Dataset for "Passive Cryogenic Vacuum Metrology from Translational Damping of a Meissner-Levitated Magnetic Sphere"

Pressure metrology in cryogenic ultrahigh vacuum (UHV) is limited by the need for in situ readout that does not perturb the cold environment. We propose a passive gauge based on the vertical translational mode of a ferromagnetic sphere levitated above a superconducting surface by the Meissner effect. In the molecular-flow regime, gas--surface momentum exchange adds a damping rate $\gamma_{\mathrm{gas}}\propto P$, so the pressure can be inferred from mechanical ringdown.
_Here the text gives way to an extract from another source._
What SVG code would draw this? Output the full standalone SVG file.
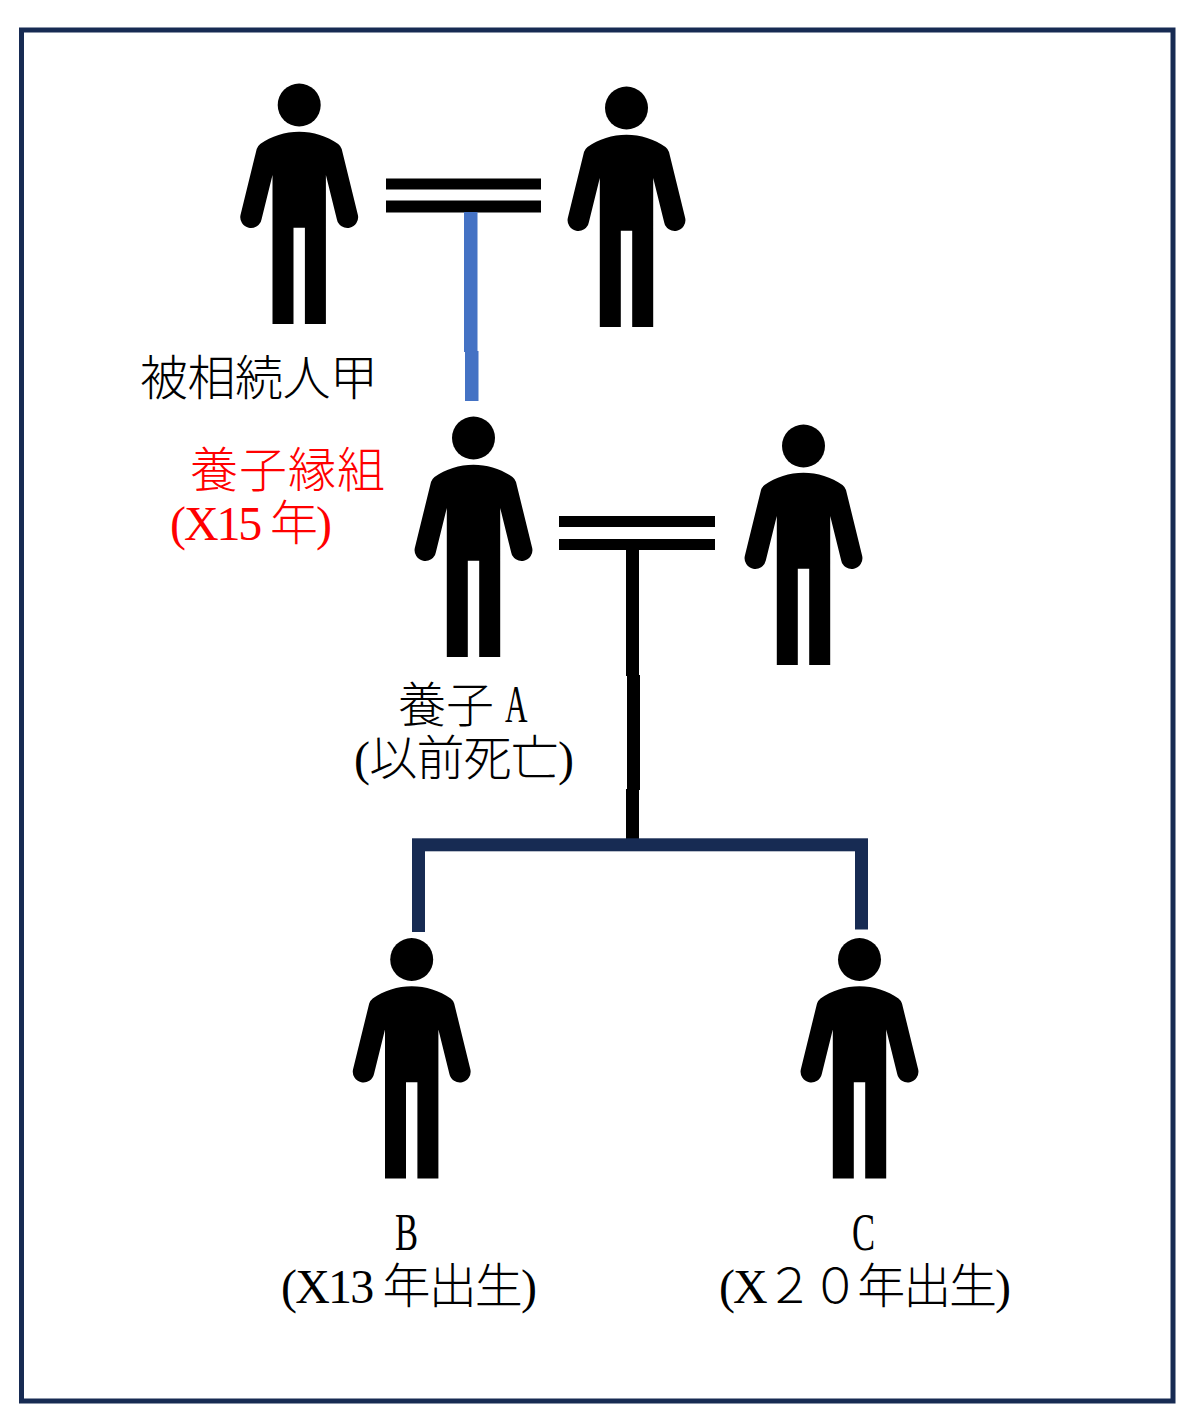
<svg xmlns="http://www.w3.org/2000/svg" width="1200" height="1423" viewBox="0 0 1200 1423">
<style>
text{font-family:"Liberation Serif","Noto Sans CJK JP",serif;font-size:48px;font-weight:300;fill:#000}
.red{fill:#f00}
.navy{fill:#172b53}
.blk{fill:#000}
.blue{fill:#4472c4}
</style>
<defs>
<g id="person">
<circle cx="0" cy="0" r="21.500"/>
<path d="M0 26.700C14 26.700 28 31 39 39Q41.500 41 42.500 44L58.700 110A10.700 10.700 0 1 1 37.700 114.500L26.700 70V219H5.700V122.700H-5.700V219H-26.700V70L-37.700 114.500A10.700 10.700 0 1 1 -58.700 110L-42.500 44Q-41.500 41 -39 39C-28 31 -14 26.700 0 26.700Z"/>
</g>
</defs>
<rect width="1200" height="1423" fill="#fff"/>
<rect x="21.500" y="30" width="1151.500" height="1371" fill="none" stroke="#172b53" stroke-width="5"/>
<g id="connectors">
<rect class="blk" x="386" y="178.500" width="155" height="11"/>
<rect class="blk" x="386" y="200.500" width="155" height="12"/>
<rect class="blue" x="464" y="212" width="13.500" height="140"/>
<rect class="blue" x="465" y="351" width="13.500" height="50"/>
<rect class="blk" x="559" y="516" width="156" height="11"/>
<rect class="blk" x="559" y="539" width="156" height="11"/>
<rect class="blk" x="626" y="550" width="13" height="126"/>
<rect class="blk" x="627" y="675" width="13" height="115"/>
<rect class="blk" x="626" y="789" width="13" height="50"/>
<rect class="navy" x="412" y="838.300" width="456" height="13"/>
<rect class="navy" x="412" y="850" width="13" height="82"/>
<rect class="navy" x="855" y="850" width="13" height="79.500"/>
</g>
<g id="person-jia"><use href="#person" x="299.200" y="105"/><text x="140" y="395" textLength="238">被相続人甲</text></g>
<g id="spouse-jia"><use href="#person" x="626.500" y="108"/></g>
<g id="person-a"><use href="#person" x="473.500" y="438"/><text x="398" y="722">養子</text><text transform="translate(505 722) scale(.65 1.1)">A</text><text x="354" y="775" textLength="220">(以前死亡)</text></g>
<g id="spouse-a"><use href="#person" x="803.500" y="446"/></g>
<g id="adoption-label"><text class="red" x="190" y="487" textLength="195">養子縁組</text><text class="red" x="170" y="540" textLength="162">(X15 年)</text></g>
<g id="person-b"><use href="#person" x="411.700" y="959.500"/><text transform="translate(395 1250) scale(.72 1.1)">B</text><text x="281" y="1303" textLength="256">(X13 年出生)</text></g>
<g id="person-c"><use href="#person" x="859.500" y="959.500"/><text transform="translate(852 1250) scale(.72 1.1)">C</text><text x="719" y="1303" textLength="292">(X２０年出生)</text></g>
</svg>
Using Fisher-information analysis, we derive Cram\'er--Rao lower bounds for estimating the total damping rate and propagate them to an analytic pressure uncertainty that includes pressure-independent losses from residual dissipation and eddy currents. The resulting scalings with sphere radius $R$ reveal an optimum: larger $R$ improves low-$P$ sensitivity but increases intrinsic damping and narrows the molecular-flow range. For $T_{\mathrm{env}}=4.2~\mathrm{K}$ and intrinsic damping $\gamma_{0}=10^{-6}~\mathrm{s}^{-1}$, we find $R_{\mathrm{opt}}\approx2.4~\mathrm{mm}$ and a resolution floor $\delta P_{\rm mea}\approx4\times10^{-10}~\mathrm{Pa}$ at signal-to-noise ratio 1, with a molecular-flow upper limit of $10^{-2}$--$10^{-1}~\mathrm{Pa}$ set by gas species and the Knudsen criterion. These results provide sizing and integration-time guidelines for levitated-mechanical cryogenic vacuum gauges.